## SUPPLIED DATA
::::::::::

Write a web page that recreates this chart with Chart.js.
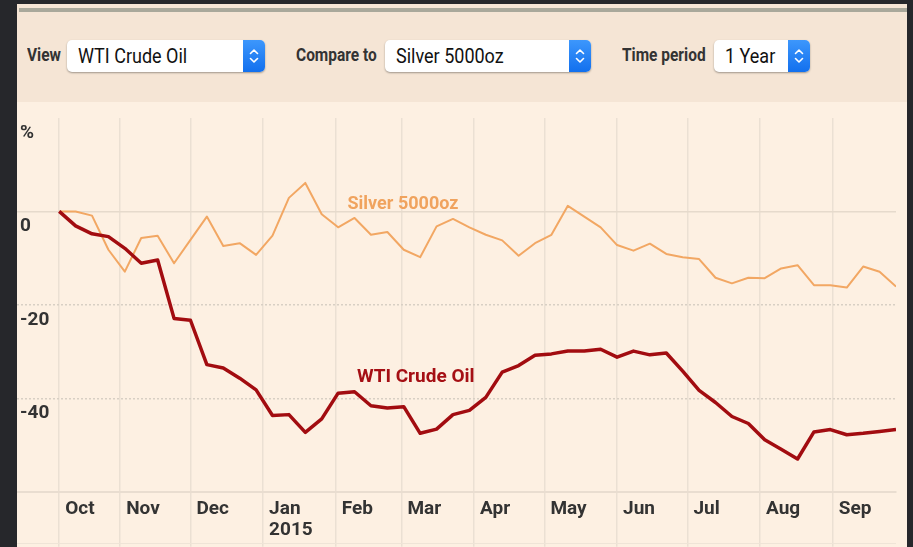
<!DOCTYPE html>
<html>
<head>
<meta charset="utf-8">
<script src="https://cdn.jsdelivr.net/npm/chart.js@4.4.1/dist/chart.umd.min.js"></script>
<style>
  body { margin: 0; width: 913px; height: 547px; overflow: hidden; background: #26272b; position: relative;
         font-family: Roboto, "Liberation Sans", sans-serif; }
  #panel { position: absolute; left: 17px; top: 4px; width: 890px; height: 98px; background: #f5e5d5; }
  #rule { position: absolute; left: 19px; top: 8px; width: 888px; height: 4px; background: #a9a89b; }
  .lbl { position: absolute; top: 44px; font-weight: bold; font-size: 18px; color: #333;
         transform: scaleX(0.86); transform-origin: left center; white-space: nowrap; }
  .sel { position: absolute; top: 40px; height: 32px; background: #fff; border-radius: 5px;
         box-shadow: 0 1px 2px rgba(0,0,0,0.35); font-size: 20px; color: #111; line-height: 32px; }
  .sel span { position: absolute; left: 11px; top: 0; white-space: nowrap;
              transform: scaleX(0.9); transform-origin: left center; }
  .btn { position: absolute; right: 0; top: 0; width: 22px; height: 32px; border-radius: 0 5px 5px 0;
         background: linear-gradient(#3d97fc, #1270ee); }
  .btn svg { position: absolute; left: 6px; top: 8px; }
  #wrap { position: absolute; left: 17px; top: 102px; width: 890px; height: 445px; background: #fdf0e2; }
  #foot { position: absolute; left: 17px; top: 543px; width: 879px; height: 1px; background: #efe4d7; }
</style>
</head>
<body>
<div id="panel"></div>
<div id="rule"></div>
<div class="lbl" style="left:27px">View</div>
<div class="sel" style="left:67px;width:198px"><span>WTI Crude Oil</span><div class="btn"></div></div>
<div class="lbl" style="left:296px">Compare to</div>
<div class="sel" style="left:385px;width:206px"><span>Silver 5000oz</span><div class="btn"></div></div>
<div class="lbl" style="left:622px">Time period</div>
<div class="sel" style="left:714px;width:96px"><span>1 Year</span><div class="btn"></div></div>
<div id="wrap"><canvas id="chart" width="890" height="445"></canvas></div>
<div id="foot"></div>
<script>
// weekly % change since 6 Oct 2014
const wti = [0, -3.1, -4.8, -5.4, -7.9, -11.1, -10.4, -22.9, -23.3, -32.8, -33.5, -35.7, -38.2,
  -43.7, -43.5, -47.3, -44.4, -38.9, -38.6, -41.6, -42.1, -41.8, -47.5, -46.6, -43.5, -42.6,
  -39.8, -34.4, -33.0, -30.8, -30.5, -29.9, -29.9, -29.5, -31.2, -29.9, -30.7, -30.3, -34.2,
  -38.3, -40.9, -43.9, -45.4, -48.9, -50.9, -53.0, -47.2, -46.7, -47.8, -47.5, -47.1, -46.7];
const silver = [0, 0, -0.9, -8.2, -12.9, -5.7, -5.2, -11.1, -6.1, -1.1, -7.4, -6.8, -9.3,
  -5.2, 2.9, 6.1, -0.6, -3.4, -1.4, -5.0, -4.4, -8.2, -9.8, -3.2, -1.6, -3.4,
  -5.0, -6.2, -9.5, -6.8, -5.0, 1.2, -1.1, -3.4, -7.2, -8.4, -6.9, -9.1, -9.8,
  -10.2, -14.2, -15.4, -14.2, -14.3, -12.2, -11.5, -15.8, -15.8, -16.3, -11.8, -12.9, -16.1];

// month gridlines, in days from the first week
const monthDays = [0, 26, 56, 87, 118, 146, 177, 207, 238, 268, 299, 330];
const monthLabels = ['Oct', 'Nov', 'Dec', ['Jan', '2015'], 'Feb', 'Mar', 'Apr', 'May', 'Jun', 'Jul', 'Aug', 'Sep'];
const yTicks = [20, 0, -20, -40];
const yTickLabels = ['%', '0', '-20', '-40'];

const toPoints = (arr) => arr.map((v, i) => ({ x: i * 7, y: v }));

// up/down chevrons for the fake select buttons
document.querySelectorAll('.btn').forEach(b => {
  b.innerHTML = '<svg width="10" height="16" viewBox="0 0 10 16"><path d="M1.5 5.5 L5 2 L8.5 5.5 M1.5 10.5 L5 14 L8.5 10.5" ' +
    'stroke="#fff" stroke-width="1.6" fill="none" stroke-linecap="round" stroke-linejoin="round"/></svg>';
});

const seriesLabels = {
  id: 'seriesLabels',
  afterDatasetsDraw(chart) {
    const { ctx, scales } = chart;
    const items = [
      { text: 'Silver 5000oz', x: 123, y: 1.5, color: '#f0a35e', size: 18 },
      { text: 'WTI Crude Oil', x: 127, y: -35.4, color: '#a50f14', size: 19 }
    ];
    ctx.save();
    items.forEach(it => {
      ctx.font = 'bold ' + it.size + 'px Roboto, sans-serif';
      ctx.fillStyle = it.color;
      ctx.textAlign = 'left';
      ctx.textBaseline = 'middle';
      ctx.fillText(it.text, scales.x.getPixelForValue(it.x), scales.y.getPixelForValue(it.y));
    });
    ctx.restore();
  }
};

const tickFont = { family: 'Roboto, sans-serif', size: 19, weight: 'bold', lineHeight: 1.1 };

new Chart(document.getElementById('chart'), {
  type: 'line',
  data: {
    datasets: [
      { label: 'WTI Crude Oil', data: toPoints(wti), borderColor: '#a20c10', borderWidth: 3.5, order: 0 },
      { label: 'Silver 5000oz', data: toPoints(silver), borderColor: '#f2a763', borderWidth: 2, order: 1 }
    ]
  },
  options: {
    responsive: false,
    animation: false,
    events: [],
    elements: { point: { radius: 0 }, line: { tension: 0, borderJoinStyle: 'round' } },
    layout: { padding: { left: 0, top: 16, right: 11, bottom: 0 } },
    plugins: { legend: { display: false }, tooltip: { enabled: false } },
    scales: {
      x: {
        type: 'linear', min: -18, max: 357,
        afterBuildTicks: (scale) => { scale.ticks = monthDays.map(v => ({ value: v })); },
        afterFit: (scale) => { scale.height = 55.3; },
        ticks: {
          autoSkip: false, maxRotation: 0, align: 'start', labelOffset: 6, padding: -48,
          color: '#333', font: tickFont,
          callback: (v, i) => monthLabels[i]
        },
        grid: { color: '#ebe0d3', lineWidth: 1.5, tickLength: 55 },
        border: { display: true, color: '#e9ddd0', width: 2 }
      },
      y: {
        type: 'linear', min: -60, max: 20,
        afterBuildTicks: (scale) => { scale.ticks = yTicks.map(v => ({ value: v })); },
        afterFit: (scale) => { scale.width = 0; },
        ticks: {
          mirror: true, padding: 3, labelOffset: 15, color: '#333', font: tickFont,
          callback: (v, i) => yTickLabels[i]
        },
        grid: {
          drawTicks: false, lineWidth: 1.5,
          color: (c) => c.tick && c.tick.value === 0 ? '#e6dacc' : (c.tick && c.tick.value < 0 ? '#d8cfc4' : 'rgba(0,0,0,0)')
        },
        border: {
          display: false,
          dash: (c) => c.tick && c.tick.value < 0 ? [2, 2] : []
        }
      }
    }
  },
  plugins: [seriesLabels]
});
</script>
</body>
</html>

::::::::::

Write the listing out a second time exactly, dropping all images.

Write a web page that recreates this chart with Chart.js.
<!DOCTYPE html>
<html>
<head>
<meta charset="utf-8">
<script src="https://cdn.jsdelivr.net/npm/chart.js@4.4.1/dist/chart.umd.min.js"></script>
<style>
  body { margin: 0; width: 913px; height: 547px; overflow: hidden; background: #26272b; position: relative;
         font-family: Roboto, "Liberation Sans", sans-serif; }
  #panel { position: absolute; left: 17px; top: 4px; width: 890px; height: 98px; background: #f5e5d5; }
  #rule { position: absolute; left: 19px; top: 8px; width: 888px; height: 4px; background: #a9a89b; }
  .lbl { position: absolute; top: 44px; font-weight: bold; font-size: 18px; color: #333;
         transform: scaleX(0.86); transform-origin: left center; white-space: nowrap; }
  .sel { position: absolute; top: 40px; height: 32px; background: #fff; border-radius: 5px;
         box-shadow: 0 1px 2px rgba(0,0,0,0.35); font-size: 20px; color: #111; line-height: 32px; }
  .sel span { position: absolute; left: 11px; top: 0; white-space: nowrap;
              transform: scaleX(0.9); transform-origin: left center; }
  .btn { position: absolute; right: 0; top: 0; width: 22px; height: 32px; border-radius: 0 5px 5px 0;
         background: linear-gradient(#3d97fc, #1270ee); }
  .btn svg { position: absolute; left: 6px; top: 8px; }
  #wrap { position: absolute; left: 17px; top: 102px; width: 890px; height: 445px; background: #fdf0e2; }
  #foot { position: absolute; left: 17px; top: 543px; width: 879px; height: 1px; background: #efe4d7; }
</style>
</head>
<body>
<div id="panel"></div>
<div id="rule"></div>
<div class="lbl" style="left:27px">View</div>
<div class="sel" style="left:67px;width:198px"><span>WTI Crude Oil</span><div class="btn"></div></div>
<div class="lbl" style="left:296px">Compare to</div>
<div class="sel" style="left:385px;width:206px"><span>Silver 5000oz</span><div class="btn"></div></div>
<div class="lbl" style="left:622px">Time period</div>
<div class="sel" style="left:714px;width:96px"><span>1 Year</span><div class="btn"></div></div>
<div id="wrap"><canvas id="chart" width="890" height="445"></canvas></div>
<div id="foot"></div>
<script>
// weekly % change since 6 Oct 2014
const wti = [0, -3.1, -4.8, -5.4, -7.9, -11.1, -10.4, -22.9, -23.3, -32.8, -33.5, -35.7, -38.2,
  -43.7, -43.5, -47.3, -44.4, -38.9, -38.6, -41.6, -42.1, -41.8, -47.5, -46.6, -43.5, -42.6,
  -39.8, -34.4, -33.0, -30.8, -30.5, -29.9, -29.9, -29.5, -31.2, -29.9, -30.7, -30.3, -34.2,
  -38.3, -40.9, -43.9, -45.4, -48.9, -50.9, -53.0, -47.2, -46.7, -47.8, -47.5, -47.1, -46.7];
const silver = [0, 0, -0.9, -8.2, -12.9, -5.7, -5.2, -11.1, -6.1, -1.1, -7.4, -6.8, -9.3,
  -5.2, 2.9, 6.1, -0.6, -3.4, -1.4, -5.0, -4.4, -8.2, -9.8, -3.2, -1.6, -3.4,
  -5.0, -6.2, -9.5, -6.8, -5.0, 1.2, -1.1, -3.4, -7.2, -8.4, -6.9, -9.1, -9.8,
  -10.2, -14.2, -15.4, -14.2, -14.3, -12.2, -11.5, -15.8, -15.8, -16.3, -11.8, -12.9, -16.1];

// month gridlines, in days from the first week
const monthDays = [0, 26, 56, 87, 118, 146, 177, 207, 238, 268, 299, 330];
const monthLabels = ['Oct', 'Nov', 'Dec', ['Jan', '2015'], 'Feb', 'Mar', 'Apr', 'May', 'Jun', 'Jul', 'Aug', 'Sep'];
const yTicks = [20, 0, -20, -40];
const yTickLabels = ['%', '0', '-20', '-40'];

const toPoints = (arr) => arr.map((v, i) => ({ x: i * 7, y: v }));

// up/down chevrons for the fake select buttons
document.querySelectorAll('.btn').forEach(b => {
  b.innerHTML = '<svg width="10" height="16" viewBox="0 0 10 16"><path d="M1.5 5.5 L5 2 L8.5 5.5 M1.5 10.5 L5 14 L8.5 10.5" ' +
    'stroke="#fff" stroke-width="1.6" fill="none" stroke-linecap="round" stroke-linejoin="round"/></svg>';
});

const seriesLabels = {
  id: 'seriesLabels',
  afterDatasetsDraw(chart) {
    const { ctx, scales } = chart;
    const items = [
      { text: 'Silver 5000oz', x: 123, y: 1.5, color: '#f0a35e', size: 18 },
      { text: 'WTI Crude Oil', x: 127, y: -35.4, color: '#a50f14', size: 19 }
    ];
    ctx.save();
    items.forEach(it => {
      ctx.font = 'bold ' + it.size + 'px Roboto, sans-serif';
      ctx.fillStyle = it.color;
      ctx.textAlign = 'left';
      ctx.textBaseline = 'middle';
      ctx.fillText(it.text, scales.x.getPixelForValue(it.x), scales.y.getPixelForValue(it.y));
    });
    ctx.restore();
  }
};

const tickFont = { family: 'Roboto, sans-serif', size: 19, weight: 'bold', lineHeight: 1.1 };

new Chart(document.getElementById('chart'), {
  type: 'line',
  data: {
    datasets: [
      { label: 'WTI Crude Oil', data: toPoints(wti), borderColor: '#a20c10', borderWidth: 3.5, order: 0 },
      { label: 'Silver 5000oz', data: toPoints(silver), borderColor: '#f2a763', borderWidth: 2, order: 1 }
    ]
  },
  options: {
    responsive: false,
    animation: false,
    events: [],
    elements: { point: { radius: 0 }, line: { tension: 0, borderJoinStyle: 'round' } },
    layout: { padding: { left: 0, top: 16, right: 11, bottom: 0 } },
    plugins: { legend: { display: false }, tooltip: { enabled: false } },
    scales: {
      x: {
        type: 'linear', min: -18, max: 357,
        afterBuildTicks: (scale) => { scale.ticks = monthDays.map(v => ({ value: v })); },
        afterFit: (scale) => { scale.height = 55.3; },
        ticks: {
          autoSkip: false, maxRotation: 0, align: 'start', labelOffset: 6, padding: -48,
          color: '#333', font: tickFont,
          callback: (v, i) => monthLabels[i]
        },
        grid: { color: '#ebe0d3', lineWidth: 1.5, tickLength: 55 },
        border: { display: true, color: '#e9ddd0', width: 2 }
      },
      y: {
        type: 'linear', min: -60, max: 20,
        afterBuildTicks: (scale) => { scale.ticks = yTicks.map(v => ({ value: v })); },
        afterFit: (scale) => { scale.width = 0; },
        ticks: {
          mirror: true, padding: 3, labelOffset: 15, color: '#333', font: tickFont,
          callback: (v, i) => yTickLabels[i]
        },
        grid: {
          drawTicks: false, lineWidth: 1.5,
          color: (c) => c.tick && c.tick.value === 0 ? '#e6dacc' : (c.tick && c.tick.value < 0 ? '#d8cfc4' : 'rgba(0,0,0,0)')
        },
        border: {
          display: false,
          dash: (c) => c.tick && c.tick.value < 0 ? [2, 2] : []
        }
      }
    }
  },
  plugins: [seriesLabels]
});
</script>
</body>
</html>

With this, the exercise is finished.